On Tuesday, Robert Bosch, LLC filed a Texas state court complaint against CNH Industrial America, LLC to recover costs Bosch incurred while defending a product liability suit that both it and CNH were named in. Bosch contends that CNH must indemnify it pursuant to Texas Civil Practice & Remedies Code Section 82.002.
Though the company parties to this suit are organized under the laws of Delaware, and have their principal places of business in Michigan (Bosch) and Wisconsin (CNH), the suit was filed in Harris County, Texas, because a substantial part of the events giving rise to the claim occurred there. The complaint states that in the underlying product liability and personal injury lawsuit, all involved lawyers were based there, Bosch paid its defense fees there, and the matter was settled there.
The original suit concerned a May 2016 incident where plaintiffs Juan Santiago and his wife claimed that he was injured “when a cover to a sealed battery box on a Model 8230 agricultural combine blew off, hitting him in the head and face.” The plaintiffs contended that the battery box exploded after Santiago activated a battery disconnect switch that operated the batteries, igniting hydrogen gas inside the sealed box.
The Santiagos sued CNH as the designer and manufacturer of the Model 8230 combine under several product liability theories in November 2016. They also sued Bosch as the distributor of the disconnect switch, “claiming that the disconnect switch was improper for use in the battery enclosure of the Model 8230 combine,” Bosch explained.

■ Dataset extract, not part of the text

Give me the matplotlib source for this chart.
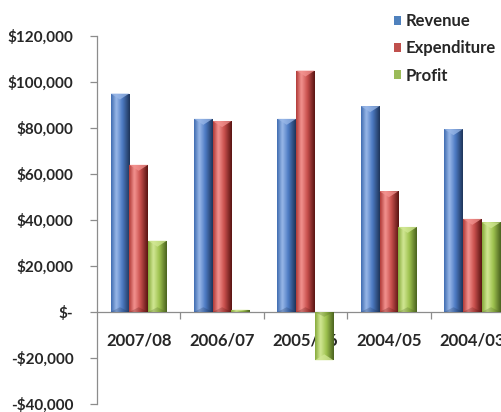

According to the complaint, both Bosch and CNH appeared and answered the product liability suit, which proceeded through pre-trial matters. Bosch alleges that while defending, it incurred considerable costs. As to Bosch, the Santiagos eventually agreed to release their claims in exchange for $325,000. A final judgment and stipulation of dismissal was entered in February 2019.
Bosch contends that CNH must indemnify it for the costs of defending and settling the product liability suit because Bosch “merely sold to CNH a component part of the Model 8230 combine—namely, the disconnect switch which CNH chose to use inside the battery box.” Further, Bosch allegedly “played no role in the selection or installation of the switch in the battery box for the Model 8230 combine and did not know that CNH would use the switch inside an enclosed and sealed battery box.” Thus, Bosch argues it may not be held independently liable for Santiago’s accident involving the Model 8230 combine and associated injuries.
Under the circumstances and Texas law, Bosch claims that CNH must indemnify and hold it harmless for all losses. In addition to the expenditures Bosch made in the product liability suit, it seeks reasonable expenses, attorney fees, and any other damages it will incur in the present suit, asserting its right to indemnity from CNH.
Robert Bosch, LLC is represented by Sheehy, Ware & Pappas, P.C.